Traders work on the floor of the New York Stock Exchange
Traders work on the floor of the New York Stock Exchange October 4, 2011. REUTERS

Wall Street clearly cares about the European debt crisis and Friday's session proved it once again.

U.S. stocks closed slightly down, despite trading higher earlier in the session on a bullish September jobs report, because Fitch downgraded Italy and Spain.

The S&P 500 Index fell 9.51 points, or 0.82 percent, to end at 1,155.46. The Dow Jones Industrial Average dropped 20.21 points, or 0.18 percent, to close at 11,103.12. The Nasdaq Composite fell 1.10 percent.

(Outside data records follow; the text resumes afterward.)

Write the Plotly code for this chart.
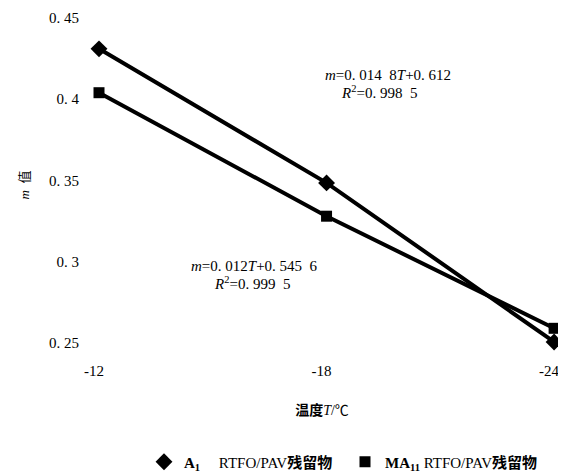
import plotly.graph_objects as go

temps = [-12, -18, -24]
tick_labels_x = ["-12", "-18", "-24"]
m_A1 = [0.431, 0.3485, 0.2506]
m_MA11 = [0.404, 0.328, 0.259]
y_ticks = [0.25, 0.30, 0.35, 0.40, 0.45]
y_tick_labels = ["0. 25", "0. 3", "0. 35", "0. 4", "0. 45"]

name_A = "<b>A<sub>1</sub></b>\u00a0\u00a0\u00a0\u00a0 RTFO/PAV<b>残留物</b>"
name_MA = "<b>MA<sub>11</sub></b> RTFO/PAV<b>残留物</b>"

fig = go.Figure()
fig.add_trace(go.Scatter(x=temps, y=m_A1, mode="lines+markers", showlegend=False,
                         cliponaxis=False,
                         line=dict(color="black", width=4),
                         marker=dict(symbol="diamond", size=13, color="black")))
fig.add_trace(go.Scatter(x=temps, y=m_MA11, mode="lines+markers", showlegend=False,
                         cliponaxis=False,
                         line=dict(color="black", width=4),
                         marker=dict(symbol="square", size=11, color="black")))
# legend entries (marker only, like the reference)
fig.add_trace(go.Scatter(x=[None], y=[None], mode="markers", name=name_A,
                         marker=dict(symbol="diamond", size=13, color="black")))
fig.add_trace(go.Scatter(x=[None], y=[None], mode="markers", name=name_MA,
                         marker=dict(symbol="square", size=11, color="black")))

serif = "Liberation Serif, Noto Sans CJK SC"
OFF = 8  # page body margin
W, H = 566 - OFF, 476 - OFF
L, R, T, B = 88 - OFF, 10, 10 - OFF, 116
pw, ph = W - L - R, H - T - B

def px(x):
    return (x - OFF - L) / pw

def py(y):
    return (H - B - (y - OFF)) / ph

anns = [
    ("<i>m</i>=0.\u00a0014\u00a0\u00a08<i>T</i>+0.\u00a0612", 388, 75),
    ("<i>R</i><sup>2</sup>=0.\u00a0998\u00a0\u00a05", 379, 92),
    ("<i>m</i>=0.\u00a0012<i>T</i>+0.\u00a0545\u00a0\u00a06", 254, 266),
    ("<i>R</i><sup>2</sup>=0.\u00a0999\u00a0\u00a05", 252, 283),
]
for text, x, y in anns:
    fig.add_annotation(text=text, x=px(x), y=py(y), xref="paper", yref="paper",
                       showarrow=False, xanchor="center", yanchor="middle",
                       font=dict(family=serif, size=15, color="black"))

fig.update_layout(
    width=W, height=H,
    margin=dict(l=L, r=R, t=T, b=B, autoexpand=False),
    paper_bgcolor="white", plot_bgcolor="white",
    font=dict(family=serif, size=13, color="black"),
    legend=dict(orientation="h", x=px(144), y=py(462), xanchor="left", yanchor="middle",
                font=dict(family=serif, size=15, color="black"),
                itemwidth=30, tracegroupgap=0, entrywidth=156, entrywidthmode="pixels",
                bgcolor="rgba(0,0,0,0)"),
    xaxis=dict(range=[-11.71, -24.05], tickvals=temps, ticktext=tick_labels_x,
               showgrid=False, zeroline=False, showline=False, ticks="",
               ticklabelshift=5,
               tickfont=dict(family=serif, size=15),
               title=dict(text="<b>温度</b><i>T</i>/℃", standoff=27,
                          font=dict(family=serif, size=14))),
    yaxis=dict(range=[0.2395, 0.4549], tickvals=y_ticks, ticktext=y_tick_labels,
               showgrid=False, zeroline=False, showline=False, ticks="",
               ticklabelstandoff=8,
               tickfont=dict(family=serif, size=15),
               title=dict(text="<i>m</i>\u00a0 值", standoff=16,
                          font=dict(family=serif, size=13))),
)

fig.write_html("out.html")
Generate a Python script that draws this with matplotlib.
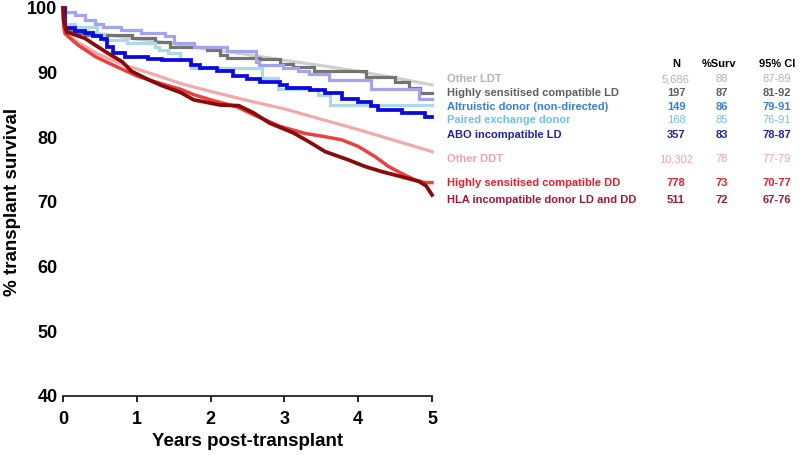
import matplotlib
matplotlib.use("Agg")
import matplotlib.pyplot as plt

plt.rcParams['font.family'] = ['Liberation Sans', 'DejaVu Sans']

# ---------------- data ----------------
other_ldt_t = [0, 0.02, 0.25, 0.5, 1.0, 1.5, 2.0, 2.5, 3.0, 3.5, 4.0, 4.5, 5.0]
other_ldt_v = [100, 97.4, 96.6, 96.0, 95.2, 94.5, 93.6, 92.8, 91.9, 91.1, 90.2, 89.2, 88.1]

hs_ld_t = [0, 0.02, 0.16, 0.3, 0.93, 1.25, 1.45, 1.95, 2.13, 2.22, 2.67, 2.94, 3.12, 3.4, 4.1, 4.5, 4.69, 4.84, 5.0]
hs_ld_v = [100, 96.6, 96.1, 95.9, 95.3, 94.8, 94.0, 93.5, 92.8, 92.2, 92.1, 91.4, 90.9, 90.2, 89.3, 88.5, 87.6, 86.9, 86.9]

altru_t = [0, 0.03, 0.16, 0.3, 0.43, 0.54, 0.79, 1.06, 1.38, 1.5, 1.77, 2.22, 2.62, 2.66, 2.98, 3.18, 3.33, 3.6, 4.18, 4.82, 5.0]
altru_v = [100, 99.4, 98.9, 98.2, 97.6, 97.1, 96.6, 96.2, 95.6, 94.6, 94.0, 93.4, 91.7, 91.2, 90.7, 90.3, 89.8, 88.9, 87.4, 85.9, 85.9]

paired_t = [0, 0.03, 0.16, 0.46, 0.55, 0.87, 1.25, 1.3, 1.42, 1.59, 1.73, 2.69, 2.92, 3.46, 3.62, 5.0]
paired_v = [100, 97.6, 97.1, 96.0, 95.1, 94.6, 94.0, 93.5, 93.0, 91.9, 90.7, 89.1, 87.4, 86.6, 85.0, 85.0]

abo_t = [0, 0.03, 0.16, 0.3, 0.4, 0.52, 0.6, 0.68, 0.84, 1.15, 1.34, 1.73, 1.86, 2.08, 2.31, 2.49, 2.67,
         2.94, 3.03, 3.35, 3.55, 3.78, 4.0, 4.18, 4.27, 4.59, 4.9, 5.0]
abo_v = [100, 96.9, 96.5, 96.1, 95.6, 95.2, 94.0, 93.0, 92.4, 92.1, 91.9, 91.2, 90.7, 90.2, 89.5, 89.0, 88.6,
         88.1, 87.7, 87.3, 86.8, 86.0, 85.5, 84.9, 84.2, 83.8, 83.1, 83.1]

other_ddt_t = [0, 0.02, 0.1, 0.2, 0.47, 0.8, 1.16, 1.6, 2.0, 2.5, 3.0, 3.5, 4.0, 4.5, 5.0]
other_ddt_v = [100, 96.4, 95.5, 94.7, 92.9, 91.3, 90.0, 88.3, 87.1, 85.7, 84.4, 82.8, 81.2, 79.5, 77.8]

hs_dd_t = [0, 0.01, 0.03, 0.2, 0.45, 0.75, 1.0, 1.3, 1.6, 1.77, 2.0, 2.36, 2.58, 2.94, 3.28, 3.55, 3.78,
           4.0, 4.23, 4.41, 4.59, 4.77, 4.9, 5.0]
hs_dd_v = [100, 97, 96, 94.3, 92.4, 90.8, 89.5, 88.4, 87.4, 86.6, 85.8, 84.7, 83.5, 81.7, 80.6, 80.1, 79.6,
           78.6, 77.0, 75.5, 74.4, 73.4, 73.0, 73.0]

hla_t = [0, 0.01, 0.05, 0.3, 0.43, 0.61, 0.8, 0.93, 1.16, 1.34, 1.6, 1.77, 2.13, 2.38, 2.58, 2.8, 3.12,
         3.35, 3.55, 3.87, 4.09, 4.32, 4.59, 4.82, 4.92, 5.0]
hla_v = [100, 98, 96.3, 95.3, 94.3, 93.0, 91.7, 90.2, 88.9, 88.0, 86.9, 85.8, 85.0, 84.9, 83.8, 82.2, 80.7,
         79.2, 77.8, 76.5, 75.5, 74.7, 73.9, 73.2, 72.5, 71.1]

groups = ["Other LDT", "Highly sensitised compatible LD", "Altruistic donor (non-directed)",
          "Paired exchange donor", "ABO incompatible LD", "Other DDT",
          "Highly sensitised compatible DD", "HLA incompatible donor LD and DD"]
n_vals = ["5,686", "197", "149", "168", "357", "10,302", "778", "511"]
surv_vals = ["88", "87", "86", "85", "83", "78", "73", "72"]
ci_vals = ["87-89", "81-92", "79-91", "76-91", "78-87", "77-79", "70-77", "67-76"]

x_ticks = [0, 1, 2, 3, 4, 5]
y_ticks = [40, 50, 60, 70, 80, 90, 100]

# ---------------- styling ----------------
line_colors = ["#cfcfcf", "#747474", "#a3a3ee", "#acd9e4", "#0a0ae0", "#f4a9a9", "#e8413f", "#8c0a0a"]
text_colors = ["#b3b3b3", "#5e5e5e", "#3b7fd6", "#6cc3ea", "#2222a8", "#f0a3ab", "#e5202c", "#a3173b"]
steps = [False, True, True, True, True, False, False, False]
widths = [2.3, 2.3, 2.3, 2.3, 2.7, 2.3, 2.5, 2.7]
series = [(other_ldt_t, other_ldt_v), (hs_ld_t, hs_ld_v), (altru_t, altru_v), (paired_t, paired_v),
          (abo_t, abo_v), (other_ddt_t, other_ddt_v), (hs_dd_t, hs_dd_v), (hla_t, hla_v)]

fig = plt.figure(figsize=(8, 4.55), dpi=100)
ax = fig.add_axes([63 / 800, 59 / 455, 369 / 800, 388 / 455])

for (t, v), c, st, lw in zip(series, line_colors, steps, widths):
    ax.plot(t, v, color=c, lw=lw, drawstyle='steps-post' if st else 'default',
            solid_joinstyle='miter', clip_on=False)

ax.set_xlim(0, 5)
ax.set_ylim(40, 100)
ax.set_xticks(x_ticks)
ax.set_yticks(y_ticks)
for s in ['top', 'right', 'left']:
    ax.spines[s].set_visible(False)
ax.spines['bottom'].set_linewidth(1.3)
ax.spines['bottom'].set_color('#222222')
ax.tick_params(axis='x', length=4, width=1.2, pad=7, labelsize=13)
ax.tick_params(axis='y', length=0, pad=4, labelsize=13)
for lab in ax.get_xticklabels() + ax.get_yticklabels():
    lab.set_fontweight('bold')
ax.set_xlabel("Years post-transplant", fontsize=13.5, fontweight='bold')
ax.set_ylabel("% transplant survival", fontsize=13.5, fontweight='bold')
ax.xaxis.set_label_coords(0.5, (396 - 433) / 388)
ax.yaxis.set_label_coords((21 - 63) / 369, 0.5)

# ---------------- table ----------------
def fx(px):
    return px / 800

def fy(py):
    return 1 - py / 455

row_y = [79.5, 93.5, 107, 120, 134.5, 159, 183.5, 200]
hdr_y = 64
fs = 8
fig.text(fx(676), fy(hdr_y), "N", ha='center', va='center', fontsize=fs, fontweight='bold')
fig.text(fx(719), fy(hdr_y), "%Surv", ha='center', va='center', fontsize=fs, fontweight='bold')
fig.text(fx(777), fy(hdr_y), "95% CI", ha='center', va='center', fontsize=fs, fontweight='bold')
for i, g in enumerate(groups):
    c = text_colors[i]
    wt = 'bold' if i in (1, 2, 4, 6, 7) else 'normal'
    fig.text(fx(447), fy(row_y[i]), g, ha='left', va='center', fontsize=fs, fontweight='bold', color=c)
    fig.text(fx(676), fy(row_y[i]), n_vals[i], ha='center', va='center', fontsize=fs, color=c, fontweight=wt)
    fig.text(fx(722), fy(row_y[i]), surv_vals[i], ha='center', va='center', fontsize=fs, color=c, fontweight=wt)
    fig.text(fx(777), fy(row_y[i]), ci_vals[i], ha='center', va='center', fontsize=fs, color=c, fontweight=wt)

fig.savefig("out.png", dpi=100)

At 8:30 a.m. ET, the Bureau of Labor Statistics (BLS) released the September non-farm payroll report, which came in better than expected at a gain of 107,000. It initially sparked a sizable jump in U.S. stock futures.

However, investor optimism waned later in the morning session because monthly gains of 107,000 are still not enough to meaningfully lower the U.S. unemployment rate.

Bottom line, 119k jobs per month have been created in 2011 on average, well below the 150-200k jobs that is needed to firmly lower the unemployment rate and eat into all the jobs lost in this recession, wrote Peter Boockvar, equity strategist at Miller Tabak, in a research note.

Later in the session, U.S. stocks and the euro pared their gains after Fitch Ratings downgraded the debt of Spain and Italy.

The downgrade reflects the intensification of the Euro zone crisis that constitutes a significant financial and economic shock which has weakened Italy's sovereign risk profile... The high level of public debt and fiscal financing requirement along with the low rate of potential growth rendered Italy especially vulnerable to such an external shock, stated Fitch, regarding its Italy downgrade.

Italy and Spain are the third and fourth largest economies, respectively, in the Eurozone. Should their sovereign debts plunge and their banking system falter, core Europe may not be able to bail them out as easily as they bailed out Greece, Portugal, and Ireland.

During this week, U.S. stocks and other global risk assets largely moved on news out of the Eurozone. Late Tuesday, they rallied on news that Eurozone authorities are reportedly looking into ways to recapitalize European banks. On Thursday, risk assets climbed on the European Central Bank's decision to re-introduce two liquidity measures that will ease financial conditions in Europe.